● **Objective**
Can you transcribe the data exactly? Leave the pictures out.

● **Supplied data**
--------------------------------
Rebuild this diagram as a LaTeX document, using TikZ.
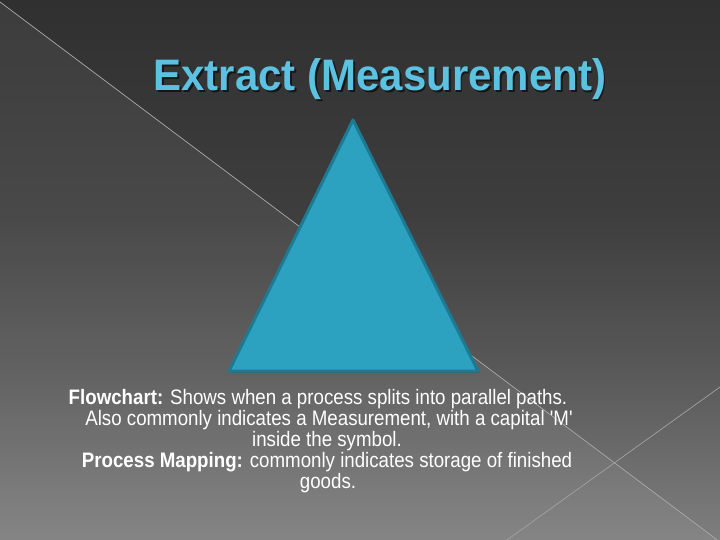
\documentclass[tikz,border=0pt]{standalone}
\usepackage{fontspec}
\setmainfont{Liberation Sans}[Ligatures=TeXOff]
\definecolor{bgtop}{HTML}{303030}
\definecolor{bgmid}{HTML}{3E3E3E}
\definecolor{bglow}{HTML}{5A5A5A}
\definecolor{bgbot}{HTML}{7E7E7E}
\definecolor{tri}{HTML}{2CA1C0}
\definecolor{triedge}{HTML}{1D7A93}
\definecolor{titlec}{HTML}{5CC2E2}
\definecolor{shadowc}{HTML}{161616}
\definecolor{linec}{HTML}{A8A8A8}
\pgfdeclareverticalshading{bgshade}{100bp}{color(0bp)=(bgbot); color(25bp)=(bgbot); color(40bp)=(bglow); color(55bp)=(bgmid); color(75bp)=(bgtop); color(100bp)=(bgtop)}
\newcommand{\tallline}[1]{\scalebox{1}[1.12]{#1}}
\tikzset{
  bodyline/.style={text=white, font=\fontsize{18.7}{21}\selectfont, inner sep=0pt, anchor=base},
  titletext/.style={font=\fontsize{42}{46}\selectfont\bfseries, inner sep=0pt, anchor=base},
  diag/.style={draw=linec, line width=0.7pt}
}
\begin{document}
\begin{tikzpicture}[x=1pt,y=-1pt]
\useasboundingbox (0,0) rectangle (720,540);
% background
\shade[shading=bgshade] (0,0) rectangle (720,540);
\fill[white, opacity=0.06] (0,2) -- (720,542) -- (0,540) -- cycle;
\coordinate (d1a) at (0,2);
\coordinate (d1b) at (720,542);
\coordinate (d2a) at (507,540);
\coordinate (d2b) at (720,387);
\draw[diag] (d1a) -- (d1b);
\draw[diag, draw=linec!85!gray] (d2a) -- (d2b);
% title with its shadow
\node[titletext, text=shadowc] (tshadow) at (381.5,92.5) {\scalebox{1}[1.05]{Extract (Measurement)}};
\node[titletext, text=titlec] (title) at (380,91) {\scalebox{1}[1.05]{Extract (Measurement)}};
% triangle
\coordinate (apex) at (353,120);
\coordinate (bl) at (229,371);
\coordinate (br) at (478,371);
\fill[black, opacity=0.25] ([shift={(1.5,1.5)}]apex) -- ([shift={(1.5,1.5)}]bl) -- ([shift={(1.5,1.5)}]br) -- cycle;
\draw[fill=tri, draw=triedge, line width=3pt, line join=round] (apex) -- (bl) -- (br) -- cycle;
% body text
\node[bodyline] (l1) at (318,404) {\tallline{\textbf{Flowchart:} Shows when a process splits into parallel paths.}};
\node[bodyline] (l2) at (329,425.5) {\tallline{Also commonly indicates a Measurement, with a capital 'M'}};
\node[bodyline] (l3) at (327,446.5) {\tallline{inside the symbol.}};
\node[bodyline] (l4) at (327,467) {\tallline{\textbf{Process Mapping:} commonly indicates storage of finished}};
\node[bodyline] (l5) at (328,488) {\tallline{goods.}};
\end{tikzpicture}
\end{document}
--------------------------------
● **In response**
Rebuild this diagram as a LaTeX document, using TikZ.
\documentclass[tikz,border=0pt]{standalone}
\usepackage{fontspec}
\setmainfont{Liberation Sans}[Ligatures=TeXOff]
\definecolor{bgtop}{HTML}{303030}
\definecolor{bgmid}{HTML}{3E3E3E}
\definecolor{bglow}{HTML}{5A5A5A}
\definecolor{bgbot}{HTML}{7E7E7E}
\definecolor{tri}{HTML}{2CA1C0}
\definecolor{triedge}{HTML}{1D7A93}
\definecolor{titlec}{HTML}{5CC2E2}
\definecolor{shadowc}{HTML}{161616}
\definecolor{linec}{HTML}{A8A8A8}
\pgfdeclareverticalshading{bgshade}{100bp}{color(0bp)=(bgbot); color(25bp)=(bgbot); color(40bp)=(bglow); color(55bp)=(bgmid); color(75bp)=(bgtop); color(100bp)=(bgtop)}
\newcommand{\tallline}[1]{\scalebox{1}[1.12]{#1}}
\tikzset{
  bodyline/.style={text=white, font=\fontsize{18.7}{21}\selectfont, inner sep=0pt, anchor=base},
  titletext/.style={font=\fontsize{42}{46}\selectfont\bfseries, inner sep=0pt, anchor=base},
  diag/.style={draw=linec, line width=0.7pt}
}
\begin{document}
\begin{tikzpicture}[x=1pt,y=-1pt]
\useasboundingbox (0,0) rectangle (720,540);
% background
\shade[shading=bgshade] (0,0) rectangle (720,540);
\fill[white, opacity=0.06] (0,2) -- (720,542) -- (0,540) -- cycle;
\coordinate (d1a) at (0,2);
\coordinate (d1b) at (720,542);
\coordinate (d2a) at (507,540);
\coordinate (d2b) at (720,387);
\draw[diag] (d1a) -- (d1b);
\draw[diag, draw=linec!85!gray] (d2a) -- (d2b);
% title with its shadow
\node[titletext, text=shadowc] (tshadow) at (381.5,92.5) {\scalebox{1}[1.05]{Extract (Measurement)}};
\node[titletext, text=titlec] (title) at (380,91) {\scalebox{1}[1.05]{Extract (Measurement)}};
% triangle
\coordinate (apex) at (353,120);
\coordinate (bl) at (229,371);
\coordinate (br) at (478,371);
\fill[black, opacity=0.25] ([shift={(1.5,1.5)}]apex) -- ([shift={(1.5,1.5)}]bl) -- ([shift={(1.5,1.5)}]br) -- cycle;
\draw[fill=tri, draw=triedge, line width=3pt, line join=round] (apex) -- (bl) -- (br) -- cycle;
% body text
\node[bodyline] (l1) at (318,404) {\tallline{\textbf{Flowchart:} Shows when a process splits into parallel paths.}};
\node[bodyline] (l2) at (329,425.5) {\tallline{Also commonly indicates a Measurement, with a capital 'M'}};
\node[bodyline] (l3) at (327,446.5) {\tallline{inside the symbol.}};
\node[bodyline] (l4) at (327,467) {\tallline{\textbf{Process Mapping:} commonly indicates storage of finished}};
\node[bodyline] (l5) at (328,488) {\tallline{goods.}};
\end{tikzpicture}
\end{document}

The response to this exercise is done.